» **INSTRUCTION**
Find how many lines of the listing include the string "this", and report only that figure.

(Source code of charts)
::::::::::

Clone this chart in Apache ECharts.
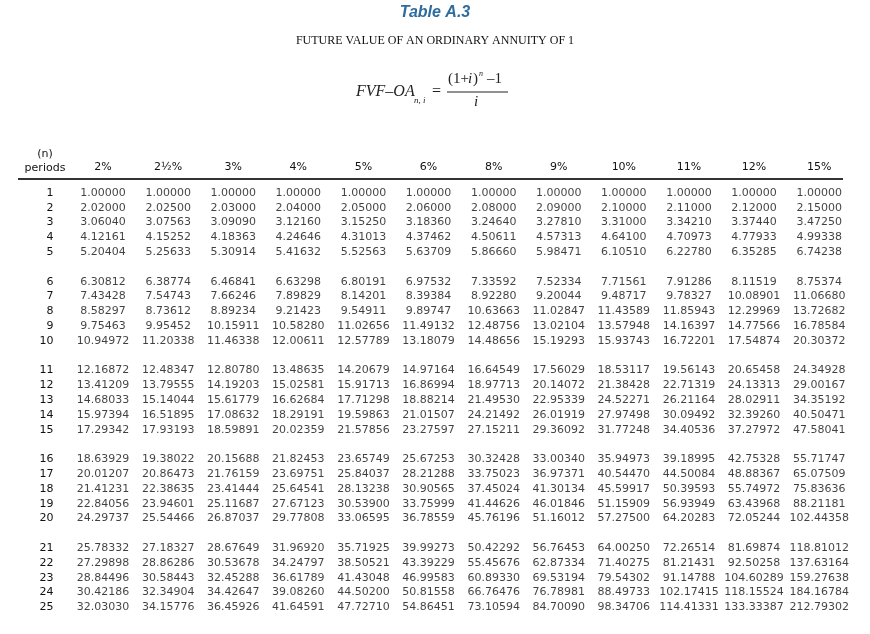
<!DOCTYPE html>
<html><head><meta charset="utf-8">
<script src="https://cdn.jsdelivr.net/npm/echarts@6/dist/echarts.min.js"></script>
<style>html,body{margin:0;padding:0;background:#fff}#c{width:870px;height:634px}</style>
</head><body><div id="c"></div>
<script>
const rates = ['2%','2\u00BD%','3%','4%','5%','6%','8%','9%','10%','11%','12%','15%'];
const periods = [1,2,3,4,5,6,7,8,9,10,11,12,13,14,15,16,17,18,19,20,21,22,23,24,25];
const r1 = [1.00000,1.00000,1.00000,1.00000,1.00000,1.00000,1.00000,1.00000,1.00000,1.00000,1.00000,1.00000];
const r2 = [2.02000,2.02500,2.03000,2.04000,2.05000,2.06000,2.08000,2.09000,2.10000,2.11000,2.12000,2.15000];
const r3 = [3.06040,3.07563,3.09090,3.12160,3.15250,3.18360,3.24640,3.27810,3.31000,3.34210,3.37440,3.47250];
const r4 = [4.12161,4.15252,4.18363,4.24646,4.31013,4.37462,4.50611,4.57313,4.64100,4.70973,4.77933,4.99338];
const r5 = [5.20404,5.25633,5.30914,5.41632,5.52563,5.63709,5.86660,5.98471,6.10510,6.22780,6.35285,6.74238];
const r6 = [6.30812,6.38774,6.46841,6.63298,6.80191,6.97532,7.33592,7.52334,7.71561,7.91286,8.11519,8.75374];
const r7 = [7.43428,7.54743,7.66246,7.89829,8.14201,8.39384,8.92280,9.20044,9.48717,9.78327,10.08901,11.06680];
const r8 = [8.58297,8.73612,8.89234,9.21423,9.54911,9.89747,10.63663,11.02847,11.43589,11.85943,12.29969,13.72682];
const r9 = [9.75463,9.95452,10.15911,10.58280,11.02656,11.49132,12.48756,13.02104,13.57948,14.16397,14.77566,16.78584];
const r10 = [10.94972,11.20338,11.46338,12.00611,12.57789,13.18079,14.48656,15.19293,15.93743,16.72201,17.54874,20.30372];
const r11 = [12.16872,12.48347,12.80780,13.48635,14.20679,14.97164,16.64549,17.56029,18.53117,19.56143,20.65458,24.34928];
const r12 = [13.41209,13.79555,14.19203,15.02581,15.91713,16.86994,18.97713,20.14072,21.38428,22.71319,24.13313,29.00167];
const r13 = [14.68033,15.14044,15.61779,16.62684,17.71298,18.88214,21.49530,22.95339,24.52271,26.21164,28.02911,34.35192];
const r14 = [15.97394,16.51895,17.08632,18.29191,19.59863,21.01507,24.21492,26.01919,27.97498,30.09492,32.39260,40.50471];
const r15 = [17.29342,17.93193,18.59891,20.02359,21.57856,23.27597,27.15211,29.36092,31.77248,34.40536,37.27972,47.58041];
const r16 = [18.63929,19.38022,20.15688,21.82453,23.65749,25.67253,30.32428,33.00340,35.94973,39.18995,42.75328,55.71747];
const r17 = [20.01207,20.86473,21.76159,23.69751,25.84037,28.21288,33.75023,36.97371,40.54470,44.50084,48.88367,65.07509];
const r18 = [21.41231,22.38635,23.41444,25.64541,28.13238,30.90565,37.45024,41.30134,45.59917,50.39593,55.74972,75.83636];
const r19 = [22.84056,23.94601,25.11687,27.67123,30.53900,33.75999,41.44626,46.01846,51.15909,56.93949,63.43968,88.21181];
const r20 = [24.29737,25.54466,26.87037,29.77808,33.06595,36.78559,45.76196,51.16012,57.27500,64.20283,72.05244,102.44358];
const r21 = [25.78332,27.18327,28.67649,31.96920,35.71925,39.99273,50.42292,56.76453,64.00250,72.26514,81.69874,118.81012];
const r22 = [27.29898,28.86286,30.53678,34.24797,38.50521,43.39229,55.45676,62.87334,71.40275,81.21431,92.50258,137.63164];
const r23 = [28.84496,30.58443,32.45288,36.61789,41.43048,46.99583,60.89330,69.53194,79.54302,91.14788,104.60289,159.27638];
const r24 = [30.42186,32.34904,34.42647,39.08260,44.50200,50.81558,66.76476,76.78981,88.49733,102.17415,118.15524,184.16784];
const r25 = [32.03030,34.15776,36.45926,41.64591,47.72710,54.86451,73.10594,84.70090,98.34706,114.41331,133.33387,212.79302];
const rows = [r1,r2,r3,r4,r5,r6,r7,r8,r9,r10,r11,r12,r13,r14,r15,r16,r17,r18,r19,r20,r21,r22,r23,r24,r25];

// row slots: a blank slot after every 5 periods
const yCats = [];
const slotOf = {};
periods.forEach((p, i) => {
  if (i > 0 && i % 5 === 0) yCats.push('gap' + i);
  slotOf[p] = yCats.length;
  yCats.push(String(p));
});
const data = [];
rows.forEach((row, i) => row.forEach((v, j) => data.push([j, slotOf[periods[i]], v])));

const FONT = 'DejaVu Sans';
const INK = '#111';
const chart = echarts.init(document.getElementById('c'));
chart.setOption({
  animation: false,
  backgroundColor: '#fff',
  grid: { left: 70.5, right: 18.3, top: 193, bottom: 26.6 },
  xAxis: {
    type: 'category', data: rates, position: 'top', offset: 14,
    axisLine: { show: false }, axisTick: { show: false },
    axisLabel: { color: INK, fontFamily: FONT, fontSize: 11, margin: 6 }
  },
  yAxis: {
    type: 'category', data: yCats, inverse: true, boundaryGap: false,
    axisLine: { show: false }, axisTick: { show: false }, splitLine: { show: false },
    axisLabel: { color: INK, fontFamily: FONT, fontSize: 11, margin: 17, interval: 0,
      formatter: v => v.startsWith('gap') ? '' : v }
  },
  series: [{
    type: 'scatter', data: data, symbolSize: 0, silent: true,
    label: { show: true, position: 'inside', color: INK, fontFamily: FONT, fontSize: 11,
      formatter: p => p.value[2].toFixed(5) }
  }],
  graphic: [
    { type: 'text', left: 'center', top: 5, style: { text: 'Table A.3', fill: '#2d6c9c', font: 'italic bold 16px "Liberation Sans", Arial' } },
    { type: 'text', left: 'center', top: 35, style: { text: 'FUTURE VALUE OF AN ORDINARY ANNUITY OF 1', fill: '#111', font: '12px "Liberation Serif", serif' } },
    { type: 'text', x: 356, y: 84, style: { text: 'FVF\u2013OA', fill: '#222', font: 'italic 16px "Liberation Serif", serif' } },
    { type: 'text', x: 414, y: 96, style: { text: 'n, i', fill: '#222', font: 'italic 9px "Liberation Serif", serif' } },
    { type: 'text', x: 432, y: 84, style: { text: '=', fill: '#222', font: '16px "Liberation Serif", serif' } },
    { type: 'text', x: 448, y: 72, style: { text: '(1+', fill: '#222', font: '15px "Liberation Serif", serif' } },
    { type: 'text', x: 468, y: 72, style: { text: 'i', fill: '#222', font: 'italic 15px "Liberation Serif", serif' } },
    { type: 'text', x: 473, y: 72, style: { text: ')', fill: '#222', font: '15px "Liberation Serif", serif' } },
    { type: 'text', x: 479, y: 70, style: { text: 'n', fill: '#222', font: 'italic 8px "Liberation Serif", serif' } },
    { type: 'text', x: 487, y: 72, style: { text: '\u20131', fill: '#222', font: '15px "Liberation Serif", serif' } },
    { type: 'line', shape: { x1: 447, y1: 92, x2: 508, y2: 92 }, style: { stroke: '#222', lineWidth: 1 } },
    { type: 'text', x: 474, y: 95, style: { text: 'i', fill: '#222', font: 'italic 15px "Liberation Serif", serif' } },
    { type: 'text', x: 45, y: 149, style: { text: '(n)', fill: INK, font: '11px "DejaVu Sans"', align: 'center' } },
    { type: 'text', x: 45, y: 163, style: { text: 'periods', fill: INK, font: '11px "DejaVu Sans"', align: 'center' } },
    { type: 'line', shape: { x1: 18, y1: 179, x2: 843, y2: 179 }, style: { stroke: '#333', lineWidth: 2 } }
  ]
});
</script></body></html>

::::::::::

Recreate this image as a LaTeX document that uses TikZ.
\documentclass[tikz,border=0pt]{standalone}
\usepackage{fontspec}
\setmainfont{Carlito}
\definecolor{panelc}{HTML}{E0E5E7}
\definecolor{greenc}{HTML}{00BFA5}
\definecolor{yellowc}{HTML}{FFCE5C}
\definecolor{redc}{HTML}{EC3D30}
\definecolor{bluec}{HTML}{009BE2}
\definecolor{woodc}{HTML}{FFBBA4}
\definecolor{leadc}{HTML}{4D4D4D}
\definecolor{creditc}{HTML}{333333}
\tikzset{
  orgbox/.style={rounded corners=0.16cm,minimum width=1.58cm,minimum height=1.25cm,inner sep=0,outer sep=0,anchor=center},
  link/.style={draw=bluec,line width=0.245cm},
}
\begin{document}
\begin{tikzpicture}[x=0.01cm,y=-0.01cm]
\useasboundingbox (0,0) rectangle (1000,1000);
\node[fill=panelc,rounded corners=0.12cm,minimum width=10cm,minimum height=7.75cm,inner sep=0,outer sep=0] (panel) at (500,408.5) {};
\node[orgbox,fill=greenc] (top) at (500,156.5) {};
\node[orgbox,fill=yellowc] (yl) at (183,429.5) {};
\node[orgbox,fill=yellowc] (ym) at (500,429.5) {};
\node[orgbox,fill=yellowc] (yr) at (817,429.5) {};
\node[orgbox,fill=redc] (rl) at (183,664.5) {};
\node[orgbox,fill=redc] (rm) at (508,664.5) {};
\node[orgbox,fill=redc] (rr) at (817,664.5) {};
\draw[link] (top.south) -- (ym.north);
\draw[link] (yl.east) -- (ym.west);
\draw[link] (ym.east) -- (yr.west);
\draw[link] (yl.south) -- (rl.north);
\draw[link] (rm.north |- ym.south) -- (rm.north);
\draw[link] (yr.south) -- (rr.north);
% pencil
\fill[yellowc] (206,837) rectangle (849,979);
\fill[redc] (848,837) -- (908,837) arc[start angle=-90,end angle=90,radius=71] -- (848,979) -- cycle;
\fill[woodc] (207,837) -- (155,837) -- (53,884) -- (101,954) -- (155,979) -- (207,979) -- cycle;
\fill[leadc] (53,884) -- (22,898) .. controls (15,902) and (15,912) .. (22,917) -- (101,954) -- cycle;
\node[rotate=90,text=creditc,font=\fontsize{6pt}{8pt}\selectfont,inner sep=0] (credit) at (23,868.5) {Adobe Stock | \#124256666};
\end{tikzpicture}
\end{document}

::::::::::

» **FINAL RESULT**
2